1. Choosing the Right City
A city should meet multiple growth indicators to be considered a strong real estate investment market:
- Rising population with strong employment growth
- Active foreign investment and infrastructure development
- Diverse economic base (tech, finance, healthcare, tourism, etc.)
- High rental occupancy rates with rising rent prices
Some of the strongest real estate investment markets in Europe today include:
- Lisbon (expanding tech and tourism sectors, strong foreign demand)
- Berlin (economic hub with high demand but rental caps to consider)
- Warsaw (growing economy, strong rental demand, relatively affordable)
- Barcelona (high tourism demand, but subject to short-term rental regulations)
Investors should compare multiple cities to see which offers the best balance of affordability, rental yields, and long-term appreciation.
2. Finding the Best Neighborhoods Within a City
Not all parts of a city offer the same investment potential. Successful investors focus on emerging neighborhoods with rising demand.

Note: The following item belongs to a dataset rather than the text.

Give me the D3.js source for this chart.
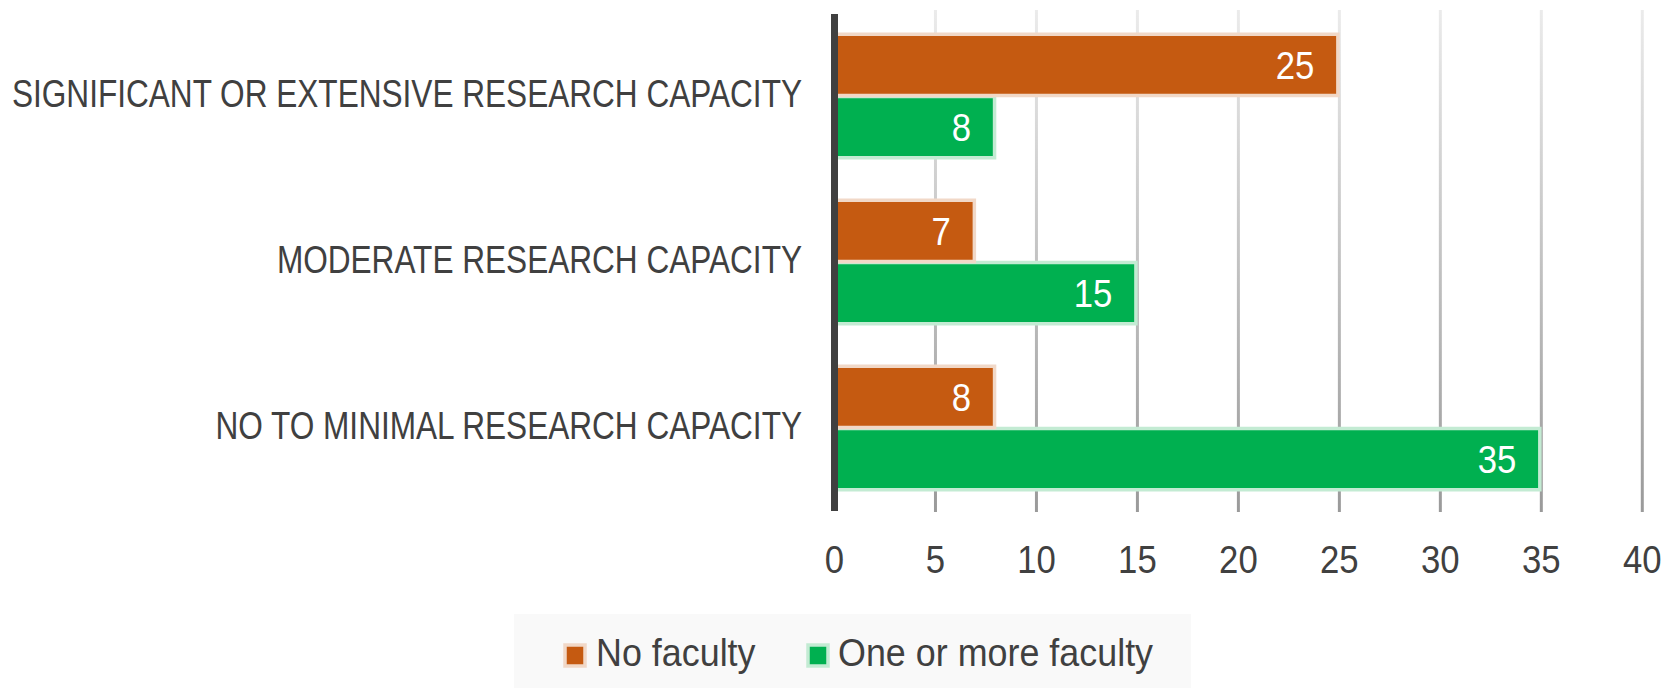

- Urban Redevelopment Zones: Governments often invest in upgrading older districts, leading to appreciation (e.g., East London, Neukölln in Berlin).
- University and Business Districts: Areas with a high population of students or professionals often have stable rental demand.
- Public Transport Proximity: Properties near metro stations or high-speed rail connections typically appreciate faster.
- Gentrifying Areas: Once-overlooked neighborhoods undergoing improvements attract investors.
For example, in Paris, investors looking for affordable properties may target suburban districts with new metro expansions, rather than the already expensive city center. In Madrid, areas like Tetuán and Arganzuela have seen rising demand due to business expansion and improved public transportation.
Market Research Tools & AI-Driven Analysis
Today’s real estate investors have access to AI-powered tools and data analytics that simplify market research.
- Rental Yield Calculators: Platforms like Numbeo and Idealista help investors estimate rental yields across different cities.
- Price Growth Predictors: AI-driven platforms analyze historical trends to forecast appreciation rates.
- Vacancy Rate Data: Understanding occupancy trends ensures that an area has strong rental demand.
- AI-Powered Heatmaps: Some real estate tools provide heatmaps of demand, showing which neighborhoods are experiencing rising home values.
Using these tools, investors can compare markets more efficiently, reducing risks associated with poor location choices.